RegexField has a complex behaviour:

  • if no group: return the whole matched string
  • if regex has a group: return the group value
  • if regex has multiple groups: return a list a string
  • if regex has named groups, no matter one or more: return a dict, whose key and value are both string
  • if many=True, return a list of above values

Parameters

  • re_select: str, required, match HTML element(s) with regular expression
  • default: str, recommended, the default value if nothing matched in HTML element
  • many: bool, optional, extract a list if True

Example

import ruia

from lxml import etree

HTML = '''
<body>
<div class="title" href="/">Ruia Documentation</div>
<ul>
    <li class="tag" href="./easy.html">easy</li>
    <li class="tag" href="./fast.html">fast</li>
    <li class="tag" href="./powerful.html">powerful</li>
</ul>
</body>
'''

html = etree.HTML(HTML)

def test_regex_field():
    title = ruia.RegexField(re_select='<div class="title" href="(.*?)">(.*?)</div>')
    assert title.extract(html=HTML)[0] == '/'
    assert title.extract(html=HTML)[1] == 'Ruia Documentation'
    tags = ruia.RegexField(re_select='<li class="tag" href="(?P<href>.*?)">(?P<text>.*?)</li>', many=True)
    result = tags.extract(html=HTML)
    assert isinstance(result, list)
    assert len(result) == 3
    assert isinstance(result[0], dict)
    assert result[0]['href'] == './easy.html'

About Parameter many

Parameter many=False indicates if the field will extract one value or multiple values from HTML source code.

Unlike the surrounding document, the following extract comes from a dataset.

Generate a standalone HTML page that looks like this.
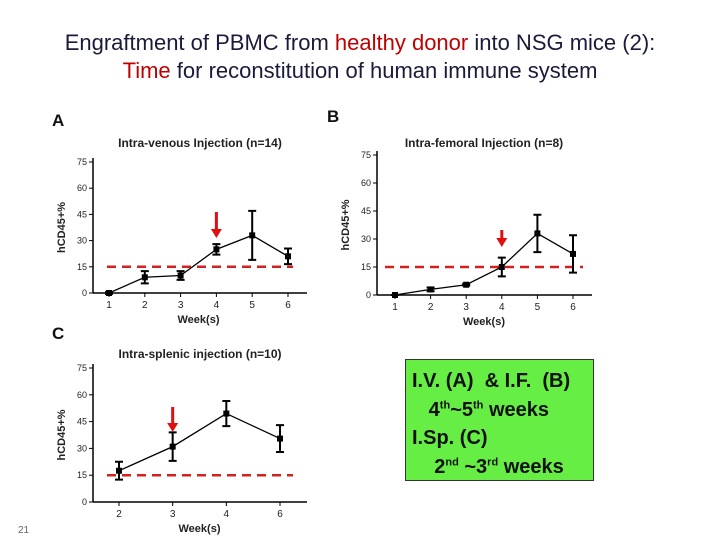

For example, one Github Issue has many tags, We can use Item.get_items to get multiple values of tags, but that means an extra class definition. Parameter many aims to solve this problem.

A field is default by many=False, that means, for TextField, AttrField and HtmlField, Field.extract(*, **) will always return a string, and RegexField will return a string or a list or dict, depending on whether there are groups in the regular expression. We can consider it with a 'singular number'.

With many=True, each field will return a 'plural', that is, return a list.